First published in the Tanka Society of America Newsletter (need to confirm which issue), 2004. It was later my pleasure to write a blurb for First Light, First Shadows, a book of George’s tanka (Snapshot Press, 2006).
I’ve written previously (Tanka Society of America Newsletter, Vol. III, No. 4) that tanka often exhibit introspectiveness, a subtle sort of subjectivity that doesn’t necessarily use overt metaphor, simile, or other rhetorical devices. Here’s another example of this gentle self-awareness, this time by George Swede (from American Tanka #5, Fall 1998):
With the promotion
a corner office—
two window reflections
now vie for
The poet becomes introspective upon receiving a promotion—a moment in life when one naturally takes stock of oneself, in this case with understandable self-satisfaction. The corner office is a common reward for longevity or success in one’s job, and here the poet is aware not only of the reward but of how he now has two windows that return his reflection.

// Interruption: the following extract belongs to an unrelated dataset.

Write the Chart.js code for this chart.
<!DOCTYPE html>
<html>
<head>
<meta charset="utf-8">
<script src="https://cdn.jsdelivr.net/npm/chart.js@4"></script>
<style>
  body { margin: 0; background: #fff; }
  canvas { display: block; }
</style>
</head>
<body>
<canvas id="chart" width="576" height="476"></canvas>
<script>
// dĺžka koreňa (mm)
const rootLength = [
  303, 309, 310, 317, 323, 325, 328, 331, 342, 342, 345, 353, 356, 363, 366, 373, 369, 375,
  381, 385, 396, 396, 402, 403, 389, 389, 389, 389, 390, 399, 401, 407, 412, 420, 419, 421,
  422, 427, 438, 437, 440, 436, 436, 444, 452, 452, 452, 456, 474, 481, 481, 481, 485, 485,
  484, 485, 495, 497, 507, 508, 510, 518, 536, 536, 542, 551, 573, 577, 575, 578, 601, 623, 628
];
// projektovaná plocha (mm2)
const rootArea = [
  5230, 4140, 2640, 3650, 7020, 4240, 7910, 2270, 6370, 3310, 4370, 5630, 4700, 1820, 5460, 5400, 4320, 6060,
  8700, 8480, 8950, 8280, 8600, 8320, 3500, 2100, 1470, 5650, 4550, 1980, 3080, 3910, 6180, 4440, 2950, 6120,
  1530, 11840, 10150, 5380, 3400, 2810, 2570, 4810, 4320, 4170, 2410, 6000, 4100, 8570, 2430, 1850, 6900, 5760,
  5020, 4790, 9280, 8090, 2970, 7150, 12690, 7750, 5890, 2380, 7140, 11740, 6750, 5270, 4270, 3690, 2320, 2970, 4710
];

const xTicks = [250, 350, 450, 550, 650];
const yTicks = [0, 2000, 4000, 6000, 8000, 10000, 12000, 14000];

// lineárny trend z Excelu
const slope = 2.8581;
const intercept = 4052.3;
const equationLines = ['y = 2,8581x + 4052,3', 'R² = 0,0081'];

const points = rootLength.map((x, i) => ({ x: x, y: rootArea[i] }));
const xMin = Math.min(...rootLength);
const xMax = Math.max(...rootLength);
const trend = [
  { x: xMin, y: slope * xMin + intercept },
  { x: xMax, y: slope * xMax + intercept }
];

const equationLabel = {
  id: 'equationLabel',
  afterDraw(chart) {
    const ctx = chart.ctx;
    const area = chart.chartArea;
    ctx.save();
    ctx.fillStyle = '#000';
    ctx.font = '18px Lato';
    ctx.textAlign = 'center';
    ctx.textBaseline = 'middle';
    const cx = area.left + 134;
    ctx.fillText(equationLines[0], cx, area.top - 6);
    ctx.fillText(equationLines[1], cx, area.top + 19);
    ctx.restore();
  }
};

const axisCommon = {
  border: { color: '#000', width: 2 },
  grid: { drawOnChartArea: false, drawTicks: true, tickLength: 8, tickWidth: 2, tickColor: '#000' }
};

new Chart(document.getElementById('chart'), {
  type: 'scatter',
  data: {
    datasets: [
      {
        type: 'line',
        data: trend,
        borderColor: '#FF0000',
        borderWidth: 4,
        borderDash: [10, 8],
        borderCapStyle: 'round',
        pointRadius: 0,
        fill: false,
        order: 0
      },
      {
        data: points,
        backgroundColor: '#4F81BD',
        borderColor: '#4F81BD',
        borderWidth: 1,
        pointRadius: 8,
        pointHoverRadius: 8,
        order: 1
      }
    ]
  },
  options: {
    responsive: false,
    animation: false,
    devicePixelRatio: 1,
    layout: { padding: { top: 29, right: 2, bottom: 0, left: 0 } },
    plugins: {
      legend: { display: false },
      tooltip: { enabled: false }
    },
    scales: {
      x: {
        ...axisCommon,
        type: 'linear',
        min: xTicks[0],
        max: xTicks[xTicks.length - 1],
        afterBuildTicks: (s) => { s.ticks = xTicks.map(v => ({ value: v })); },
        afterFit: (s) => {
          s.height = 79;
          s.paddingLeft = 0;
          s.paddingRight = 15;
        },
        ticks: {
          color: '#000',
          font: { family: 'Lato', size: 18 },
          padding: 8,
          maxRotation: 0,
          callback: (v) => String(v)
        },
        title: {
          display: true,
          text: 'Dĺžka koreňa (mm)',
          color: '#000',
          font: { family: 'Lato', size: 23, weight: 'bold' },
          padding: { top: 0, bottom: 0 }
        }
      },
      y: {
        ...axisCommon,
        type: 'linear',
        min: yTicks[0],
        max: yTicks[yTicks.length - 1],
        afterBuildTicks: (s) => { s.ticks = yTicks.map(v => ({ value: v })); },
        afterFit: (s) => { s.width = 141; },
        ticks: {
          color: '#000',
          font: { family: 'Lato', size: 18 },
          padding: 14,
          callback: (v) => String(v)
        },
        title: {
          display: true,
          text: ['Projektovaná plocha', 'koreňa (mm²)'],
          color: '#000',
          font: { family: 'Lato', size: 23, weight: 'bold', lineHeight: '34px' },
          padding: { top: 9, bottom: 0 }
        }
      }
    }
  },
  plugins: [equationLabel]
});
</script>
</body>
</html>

The poet is almost self-deprecating in being aware of his self-satisfaction, thus the poem points out the foibles of the self, the temptation to feed one’s Narcissus ego. We are left to conclude whether the poet realizes his own puffery and is poking fun at himself, or whether he thinks he really deserves the extra attention. On the other hand, one can best see one’s reflection in a window when it is dark outside, and if it is dark outside, maybe it is because one is working hard, after hours, and the reward of the corner office is deserved. In either case, we see human nature in this poem more clearly because of the poet’s introspectiveness.